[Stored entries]

══════════

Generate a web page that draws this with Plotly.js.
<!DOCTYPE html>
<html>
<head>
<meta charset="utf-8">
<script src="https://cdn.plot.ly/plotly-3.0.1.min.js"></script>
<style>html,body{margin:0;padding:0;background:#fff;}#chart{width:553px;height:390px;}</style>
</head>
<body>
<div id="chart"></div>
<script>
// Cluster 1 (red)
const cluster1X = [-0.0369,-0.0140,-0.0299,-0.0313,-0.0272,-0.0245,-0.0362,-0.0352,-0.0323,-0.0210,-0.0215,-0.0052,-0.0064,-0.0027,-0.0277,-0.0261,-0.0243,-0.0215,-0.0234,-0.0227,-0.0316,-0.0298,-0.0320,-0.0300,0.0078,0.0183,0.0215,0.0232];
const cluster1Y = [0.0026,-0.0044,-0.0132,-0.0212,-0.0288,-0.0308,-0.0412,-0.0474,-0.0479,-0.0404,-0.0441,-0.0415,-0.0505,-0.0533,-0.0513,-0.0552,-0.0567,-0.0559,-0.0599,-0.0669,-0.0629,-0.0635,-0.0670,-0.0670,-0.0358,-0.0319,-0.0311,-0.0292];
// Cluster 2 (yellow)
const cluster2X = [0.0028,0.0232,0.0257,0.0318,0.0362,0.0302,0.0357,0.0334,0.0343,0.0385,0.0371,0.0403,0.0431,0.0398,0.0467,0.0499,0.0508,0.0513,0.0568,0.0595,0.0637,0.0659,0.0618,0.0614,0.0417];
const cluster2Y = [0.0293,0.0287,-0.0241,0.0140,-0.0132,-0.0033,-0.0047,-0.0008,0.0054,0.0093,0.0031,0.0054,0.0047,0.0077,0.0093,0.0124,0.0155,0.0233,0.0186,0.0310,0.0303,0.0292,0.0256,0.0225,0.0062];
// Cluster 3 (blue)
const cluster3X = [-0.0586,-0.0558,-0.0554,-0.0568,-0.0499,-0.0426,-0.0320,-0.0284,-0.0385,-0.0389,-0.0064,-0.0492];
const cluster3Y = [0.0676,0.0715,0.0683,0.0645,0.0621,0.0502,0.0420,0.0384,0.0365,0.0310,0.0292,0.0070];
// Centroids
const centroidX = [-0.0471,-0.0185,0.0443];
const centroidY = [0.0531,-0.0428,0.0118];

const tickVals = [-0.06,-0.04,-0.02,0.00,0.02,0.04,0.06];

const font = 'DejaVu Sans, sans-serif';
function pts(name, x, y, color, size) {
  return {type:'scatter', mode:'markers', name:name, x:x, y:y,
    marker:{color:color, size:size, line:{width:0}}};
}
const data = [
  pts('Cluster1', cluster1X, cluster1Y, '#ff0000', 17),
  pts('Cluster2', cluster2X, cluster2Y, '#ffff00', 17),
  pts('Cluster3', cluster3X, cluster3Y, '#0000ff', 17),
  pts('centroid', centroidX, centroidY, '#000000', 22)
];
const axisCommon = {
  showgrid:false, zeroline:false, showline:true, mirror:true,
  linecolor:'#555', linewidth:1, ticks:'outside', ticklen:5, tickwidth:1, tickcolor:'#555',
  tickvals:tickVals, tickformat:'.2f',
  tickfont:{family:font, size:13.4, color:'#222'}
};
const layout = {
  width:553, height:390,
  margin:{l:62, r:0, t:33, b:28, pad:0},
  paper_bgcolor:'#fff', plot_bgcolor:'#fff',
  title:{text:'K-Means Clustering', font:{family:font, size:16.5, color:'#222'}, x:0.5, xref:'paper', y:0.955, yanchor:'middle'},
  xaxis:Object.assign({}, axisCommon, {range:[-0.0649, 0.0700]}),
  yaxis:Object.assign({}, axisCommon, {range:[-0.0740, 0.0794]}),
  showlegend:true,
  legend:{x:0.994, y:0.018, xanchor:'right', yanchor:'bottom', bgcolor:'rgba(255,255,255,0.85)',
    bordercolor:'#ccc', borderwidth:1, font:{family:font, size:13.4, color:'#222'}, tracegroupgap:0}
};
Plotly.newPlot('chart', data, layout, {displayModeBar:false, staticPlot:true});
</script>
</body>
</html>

══════════

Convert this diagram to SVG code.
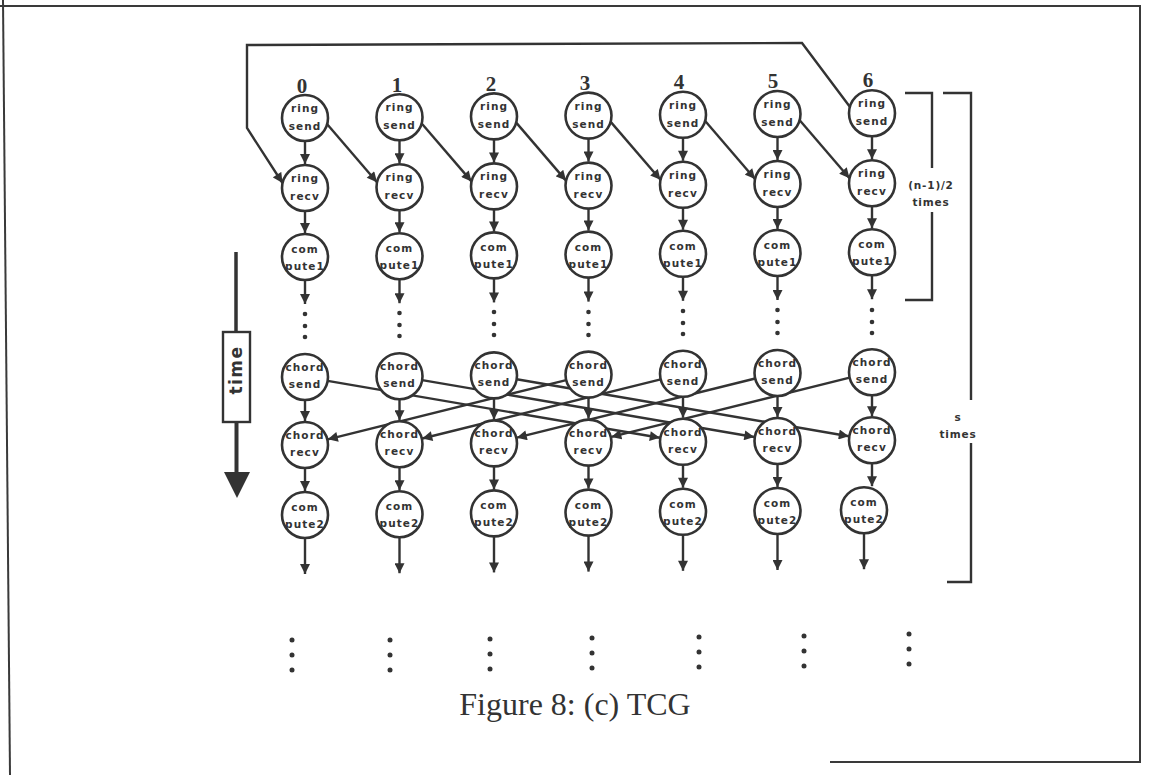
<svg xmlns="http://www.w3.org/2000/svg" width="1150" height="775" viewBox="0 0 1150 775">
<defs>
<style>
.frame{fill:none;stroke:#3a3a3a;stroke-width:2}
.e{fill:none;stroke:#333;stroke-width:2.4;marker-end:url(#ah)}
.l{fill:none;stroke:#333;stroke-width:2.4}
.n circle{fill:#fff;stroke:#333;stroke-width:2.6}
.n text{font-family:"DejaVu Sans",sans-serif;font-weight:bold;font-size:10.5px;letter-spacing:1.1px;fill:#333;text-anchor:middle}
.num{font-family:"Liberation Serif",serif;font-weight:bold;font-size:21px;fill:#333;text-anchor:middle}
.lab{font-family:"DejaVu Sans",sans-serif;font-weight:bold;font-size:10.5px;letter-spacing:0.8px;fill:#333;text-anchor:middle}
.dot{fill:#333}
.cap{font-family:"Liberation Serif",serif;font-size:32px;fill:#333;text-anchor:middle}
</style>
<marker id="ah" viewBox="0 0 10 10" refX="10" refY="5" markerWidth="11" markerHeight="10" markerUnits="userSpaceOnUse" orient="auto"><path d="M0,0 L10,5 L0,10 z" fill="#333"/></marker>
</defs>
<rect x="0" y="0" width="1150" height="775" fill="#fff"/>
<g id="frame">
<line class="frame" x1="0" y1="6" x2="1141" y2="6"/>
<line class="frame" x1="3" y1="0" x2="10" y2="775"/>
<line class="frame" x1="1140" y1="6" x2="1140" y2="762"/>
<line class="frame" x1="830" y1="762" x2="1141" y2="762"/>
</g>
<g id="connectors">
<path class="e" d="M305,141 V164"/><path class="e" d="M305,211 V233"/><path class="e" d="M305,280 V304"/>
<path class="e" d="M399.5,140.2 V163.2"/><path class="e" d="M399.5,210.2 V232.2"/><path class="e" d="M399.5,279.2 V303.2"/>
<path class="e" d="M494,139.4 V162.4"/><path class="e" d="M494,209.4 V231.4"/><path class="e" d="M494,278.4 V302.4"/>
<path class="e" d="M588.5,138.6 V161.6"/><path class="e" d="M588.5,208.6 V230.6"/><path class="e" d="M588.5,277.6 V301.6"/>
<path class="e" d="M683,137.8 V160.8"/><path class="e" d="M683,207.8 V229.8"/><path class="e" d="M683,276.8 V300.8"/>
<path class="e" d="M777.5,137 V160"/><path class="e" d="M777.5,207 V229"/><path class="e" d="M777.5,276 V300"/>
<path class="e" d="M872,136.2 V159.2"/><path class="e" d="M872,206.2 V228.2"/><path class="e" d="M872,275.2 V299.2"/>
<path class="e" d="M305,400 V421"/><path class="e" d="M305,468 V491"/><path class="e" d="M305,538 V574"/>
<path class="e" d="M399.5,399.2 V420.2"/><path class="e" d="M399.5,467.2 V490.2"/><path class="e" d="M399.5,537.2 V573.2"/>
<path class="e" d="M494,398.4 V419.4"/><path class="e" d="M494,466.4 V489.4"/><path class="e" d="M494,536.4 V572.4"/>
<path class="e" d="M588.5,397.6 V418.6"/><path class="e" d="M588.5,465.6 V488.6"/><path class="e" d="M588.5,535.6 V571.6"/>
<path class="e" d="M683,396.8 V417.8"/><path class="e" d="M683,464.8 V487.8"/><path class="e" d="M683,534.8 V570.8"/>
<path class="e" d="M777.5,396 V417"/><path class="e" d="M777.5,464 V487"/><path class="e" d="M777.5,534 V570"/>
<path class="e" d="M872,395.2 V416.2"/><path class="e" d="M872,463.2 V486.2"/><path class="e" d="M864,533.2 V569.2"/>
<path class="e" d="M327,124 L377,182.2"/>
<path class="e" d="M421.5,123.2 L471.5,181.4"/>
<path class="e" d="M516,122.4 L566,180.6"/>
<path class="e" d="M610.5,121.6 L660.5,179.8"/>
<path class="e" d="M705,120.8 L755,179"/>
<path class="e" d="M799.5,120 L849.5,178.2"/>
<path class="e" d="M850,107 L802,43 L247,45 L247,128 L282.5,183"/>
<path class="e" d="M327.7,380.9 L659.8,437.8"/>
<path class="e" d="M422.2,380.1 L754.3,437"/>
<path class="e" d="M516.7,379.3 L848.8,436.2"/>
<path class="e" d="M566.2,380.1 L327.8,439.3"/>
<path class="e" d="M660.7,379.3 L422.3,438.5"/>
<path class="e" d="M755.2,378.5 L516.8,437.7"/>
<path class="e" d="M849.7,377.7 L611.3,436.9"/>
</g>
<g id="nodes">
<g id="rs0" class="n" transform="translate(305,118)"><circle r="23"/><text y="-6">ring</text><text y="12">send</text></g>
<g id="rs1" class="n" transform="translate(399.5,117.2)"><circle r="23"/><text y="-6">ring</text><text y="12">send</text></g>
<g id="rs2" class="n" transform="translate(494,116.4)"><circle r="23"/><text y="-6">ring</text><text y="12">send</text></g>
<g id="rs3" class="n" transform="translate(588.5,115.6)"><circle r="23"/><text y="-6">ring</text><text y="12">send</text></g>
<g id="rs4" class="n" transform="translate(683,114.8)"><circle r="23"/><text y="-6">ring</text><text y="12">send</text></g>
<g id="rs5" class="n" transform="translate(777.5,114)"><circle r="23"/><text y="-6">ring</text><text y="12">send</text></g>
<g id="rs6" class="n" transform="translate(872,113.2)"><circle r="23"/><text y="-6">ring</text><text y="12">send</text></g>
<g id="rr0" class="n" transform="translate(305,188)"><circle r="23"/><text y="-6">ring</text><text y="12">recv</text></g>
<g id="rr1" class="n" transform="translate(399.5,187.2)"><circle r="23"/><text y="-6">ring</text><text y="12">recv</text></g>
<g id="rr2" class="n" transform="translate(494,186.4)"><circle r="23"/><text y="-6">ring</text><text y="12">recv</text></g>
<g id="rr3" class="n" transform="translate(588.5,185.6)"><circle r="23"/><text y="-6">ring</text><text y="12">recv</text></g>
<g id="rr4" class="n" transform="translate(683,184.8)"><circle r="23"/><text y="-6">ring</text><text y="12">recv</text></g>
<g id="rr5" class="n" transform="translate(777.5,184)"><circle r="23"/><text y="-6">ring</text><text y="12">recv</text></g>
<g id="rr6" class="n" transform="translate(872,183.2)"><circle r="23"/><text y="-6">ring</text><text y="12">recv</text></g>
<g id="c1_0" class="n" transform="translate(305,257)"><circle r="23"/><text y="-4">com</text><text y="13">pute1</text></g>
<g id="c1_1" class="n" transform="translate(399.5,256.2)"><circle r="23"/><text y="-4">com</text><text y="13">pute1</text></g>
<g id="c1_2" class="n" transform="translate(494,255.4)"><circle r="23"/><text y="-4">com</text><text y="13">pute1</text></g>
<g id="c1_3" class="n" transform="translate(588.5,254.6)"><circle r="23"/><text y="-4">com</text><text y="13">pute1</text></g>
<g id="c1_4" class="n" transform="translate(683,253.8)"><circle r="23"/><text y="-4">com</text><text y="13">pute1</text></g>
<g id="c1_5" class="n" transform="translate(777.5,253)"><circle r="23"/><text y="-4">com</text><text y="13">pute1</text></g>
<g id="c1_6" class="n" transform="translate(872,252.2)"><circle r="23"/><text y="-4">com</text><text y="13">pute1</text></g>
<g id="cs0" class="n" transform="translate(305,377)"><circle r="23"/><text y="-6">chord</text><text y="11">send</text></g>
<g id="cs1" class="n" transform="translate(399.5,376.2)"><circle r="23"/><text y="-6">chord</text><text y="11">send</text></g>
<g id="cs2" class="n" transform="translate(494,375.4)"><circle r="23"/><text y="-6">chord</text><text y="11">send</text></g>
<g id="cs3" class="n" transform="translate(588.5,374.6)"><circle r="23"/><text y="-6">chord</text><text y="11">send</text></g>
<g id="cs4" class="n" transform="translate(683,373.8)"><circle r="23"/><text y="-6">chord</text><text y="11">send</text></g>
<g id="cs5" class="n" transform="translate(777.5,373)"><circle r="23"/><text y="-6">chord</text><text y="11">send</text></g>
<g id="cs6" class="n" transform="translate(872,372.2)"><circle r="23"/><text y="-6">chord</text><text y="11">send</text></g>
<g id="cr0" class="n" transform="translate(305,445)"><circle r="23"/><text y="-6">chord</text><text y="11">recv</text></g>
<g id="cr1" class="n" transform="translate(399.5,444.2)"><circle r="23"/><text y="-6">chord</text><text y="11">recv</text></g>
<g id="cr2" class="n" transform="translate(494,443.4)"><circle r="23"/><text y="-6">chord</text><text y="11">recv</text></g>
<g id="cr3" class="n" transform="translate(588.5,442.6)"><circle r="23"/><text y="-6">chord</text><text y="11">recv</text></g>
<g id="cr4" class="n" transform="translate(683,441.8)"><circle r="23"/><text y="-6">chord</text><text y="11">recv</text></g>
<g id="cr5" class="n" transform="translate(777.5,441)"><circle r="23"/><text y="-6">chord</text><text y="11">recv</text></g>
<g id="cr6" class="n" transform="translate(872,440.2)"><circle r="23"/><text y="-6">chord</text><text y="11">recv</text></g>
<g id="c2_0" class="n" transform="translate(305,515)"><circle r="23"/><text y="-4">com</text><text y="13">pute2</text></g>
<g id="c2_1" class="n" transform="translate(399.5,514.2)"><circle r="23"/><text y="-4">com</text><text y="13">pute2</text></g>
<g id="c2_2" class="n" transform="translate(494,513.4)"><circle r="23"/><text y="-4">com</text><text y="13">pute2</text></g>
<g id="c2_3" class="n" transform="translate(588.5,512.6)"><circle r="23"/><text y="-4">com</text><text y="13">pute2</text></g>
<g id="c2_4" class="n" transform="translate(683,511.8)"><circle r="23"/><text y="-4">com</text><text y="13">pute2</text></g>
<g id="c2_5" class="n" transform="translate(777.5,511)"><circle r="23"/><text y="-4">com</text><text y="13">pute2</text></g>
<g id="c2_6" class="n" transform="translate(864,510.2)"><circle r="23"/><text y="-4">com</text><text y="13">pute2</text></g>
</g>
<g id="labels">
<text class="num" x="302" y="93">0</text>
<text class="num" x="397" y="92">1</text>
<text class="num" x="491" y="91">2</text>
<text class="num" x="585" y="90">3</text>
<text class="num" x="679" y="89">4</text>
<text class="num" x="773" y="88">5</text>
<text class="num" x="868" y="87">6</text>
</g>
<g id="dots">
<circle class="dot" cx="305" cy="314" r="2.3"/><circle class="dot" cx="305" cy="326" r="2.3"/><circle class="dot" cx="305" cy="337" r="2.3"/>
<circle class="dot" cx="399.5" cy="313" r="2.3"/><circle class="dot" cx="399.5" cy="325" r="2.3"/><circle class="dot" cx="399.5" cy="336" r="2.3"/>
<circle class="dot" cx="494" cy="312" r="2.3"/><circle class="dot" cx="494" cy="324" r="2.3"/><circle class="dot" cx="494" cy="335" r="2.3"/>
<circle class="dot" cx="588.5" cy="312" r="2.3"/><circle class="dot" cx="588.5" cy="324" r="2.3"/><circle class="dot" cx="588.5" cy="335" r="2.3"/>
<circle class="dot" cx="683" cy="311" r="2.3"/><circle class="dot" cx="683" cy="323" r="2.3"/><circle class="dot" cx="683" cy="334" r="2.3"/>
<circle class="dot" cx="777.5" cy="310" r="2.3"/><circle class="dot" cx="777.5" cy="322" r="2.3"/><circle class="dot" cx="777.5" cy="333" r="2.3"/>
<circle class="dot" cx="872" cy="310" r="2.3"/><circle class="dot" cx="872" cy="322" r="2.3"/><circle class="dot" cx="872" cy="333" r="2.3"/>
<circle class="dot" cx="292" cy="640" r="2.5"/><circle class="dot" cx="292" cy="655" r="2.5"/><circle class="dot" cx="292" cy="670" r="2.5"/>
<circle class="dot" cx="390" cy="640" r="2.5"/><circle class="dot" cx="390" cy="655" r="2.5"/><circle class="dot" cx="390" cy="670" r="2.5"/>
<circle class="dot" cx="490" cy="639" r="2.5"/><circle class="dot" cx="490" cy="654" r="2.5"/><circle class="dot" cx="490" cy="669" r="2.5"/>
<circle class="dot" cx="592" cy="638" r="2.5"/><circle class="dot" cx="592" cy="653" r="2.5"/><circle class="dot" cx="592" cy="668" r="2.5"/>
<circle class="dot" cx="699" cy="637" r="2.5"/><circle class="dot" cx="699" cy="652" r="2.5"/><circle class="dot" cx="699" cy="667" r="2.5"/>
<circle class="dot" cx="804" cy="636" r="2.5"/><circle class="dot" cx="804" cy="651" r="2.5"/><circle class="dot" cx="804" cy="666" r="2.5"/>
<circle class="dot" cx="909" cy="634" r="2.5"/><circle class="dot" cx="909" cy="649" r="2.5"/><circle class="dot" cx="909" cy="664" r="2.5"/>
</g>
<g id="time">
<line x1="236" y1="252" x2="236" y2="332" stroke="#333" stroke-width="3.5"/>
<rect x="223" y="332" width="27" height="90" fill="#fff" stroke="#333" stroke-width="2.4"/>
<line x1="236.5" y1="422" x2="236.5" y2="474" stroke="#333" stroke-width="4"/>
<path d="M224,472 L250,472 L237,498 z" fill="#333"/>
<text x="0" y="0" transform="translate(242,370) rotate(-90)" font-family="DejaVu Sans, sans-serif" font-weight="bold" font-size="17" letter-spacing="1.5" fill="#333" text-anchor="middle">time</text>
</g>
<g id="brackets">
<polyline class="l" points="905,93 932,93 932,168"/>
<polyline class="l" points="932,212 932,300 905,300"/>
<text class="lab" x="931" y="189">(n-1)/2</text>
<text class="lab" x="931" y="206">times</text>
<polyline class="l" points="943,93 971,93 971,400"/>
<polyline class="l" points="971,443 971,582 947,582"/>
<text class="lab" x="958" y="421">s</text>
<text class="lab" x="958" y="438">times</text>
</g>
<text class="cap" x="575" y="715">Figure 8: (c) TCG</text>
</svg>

══════════

WHAT NEEDS TO BE DONE. Return the exact lines from the line with "Generate a web" to the line with "const tickVals = [-0.06,-0.04,-0.02,0.00,0.02,0.04,0.06];", inclusive of both, with nothing added.

THE COMPLETED TASK.
Generate a web page that draws this with Plotly.js.
<!DOCTYPE html>
<html>
<head>
<meta charset="utf-8">
<script src="https://cdn.plot.ly/plotly-3.0.1.min.js"></script>
<style>html,body{margin:0;padding:0;background:#fff;}#chart{width:553px;height:390px;}</style>
</head>
<body>
<div id="chart"></div>
<script>
// Cluster 1 (red)
const cluster1X = [-0.0369,-0.0140,-0.0299,-0.0313,-0.0272,-0.0245,-0.0362,-0.0352,-0.0323,-0.0210,-0.0215,-0.0052,-0.0064,-0.0027,-0.0277,-0.0261,-0.0243,-0.0215,-0.0234,-0.0227,-0.0316,-0.0298,-0.0320,-0.0300,0.0078,0.0183,0.0215,0.0232];
const cluster1Y = [0.0026,-0.0044,-0.0132,-0.0212,-0.0288,-0.0308,-0.0412,-0.0474,-0.0479,-0.0404,-0.0441,-0.0415,-0.0505,-0.0533,-0.0513,-0.0552,-0.0567,-0.0559,-0.0599,-0.0669,-0.0629,-0.0635,-0.0670,-0.0670,-0.0358,-0.0319,-0.0311,-0.0292];
// Cluster 2 (yellow)
const cluster2X = [0.0028,0.0232,0.0257,0.0318,0.0362,0.0302,0.0357,0.0334,0.0343,0.0385,0.0371,0.0403,0.0431,0.0398,0.0467,0.0499,0.0508,0.0513,0.0568,0.0595,0.0637,0.0659,0.0618,0.0614,0.0417];
const cluster2Y = [0.0293,0.0287,-0.0241,0.0140,-0.0132,-0.0033,-0.0047,-0.0008,0.0054,0.0093,0.0031,0.0054,0.0047,0.0077,0.0093,0.0124,0.0155,0.0233,0.0186,0.0310,0.0303,0.0292,0.0256,0.0225,0.0062];
// Cluster 3 (blue)
const cluster3X = [-0.0586,-0.0558,-0.0554,-0.0568,-0.0499,-0.0426,-0.0320,-0.0284,-0.0385,-0.0389,-0.0064,-0.0492];
const cluster3Y = [0.0676,0.0715,0.0683,0.0645,0.0621,0.0502,0.0420,0.0384,0.0365,0.0310,0.0292,0.0070];
// Centroids
const centroidX = [-0.0471,-0.0185,0.0443];
const centroidY = [0.0531,-0.0428,0.0118];

const tickVals = [-0.06,-0.04,-0.02,0.00,0.02,0.04,0.06];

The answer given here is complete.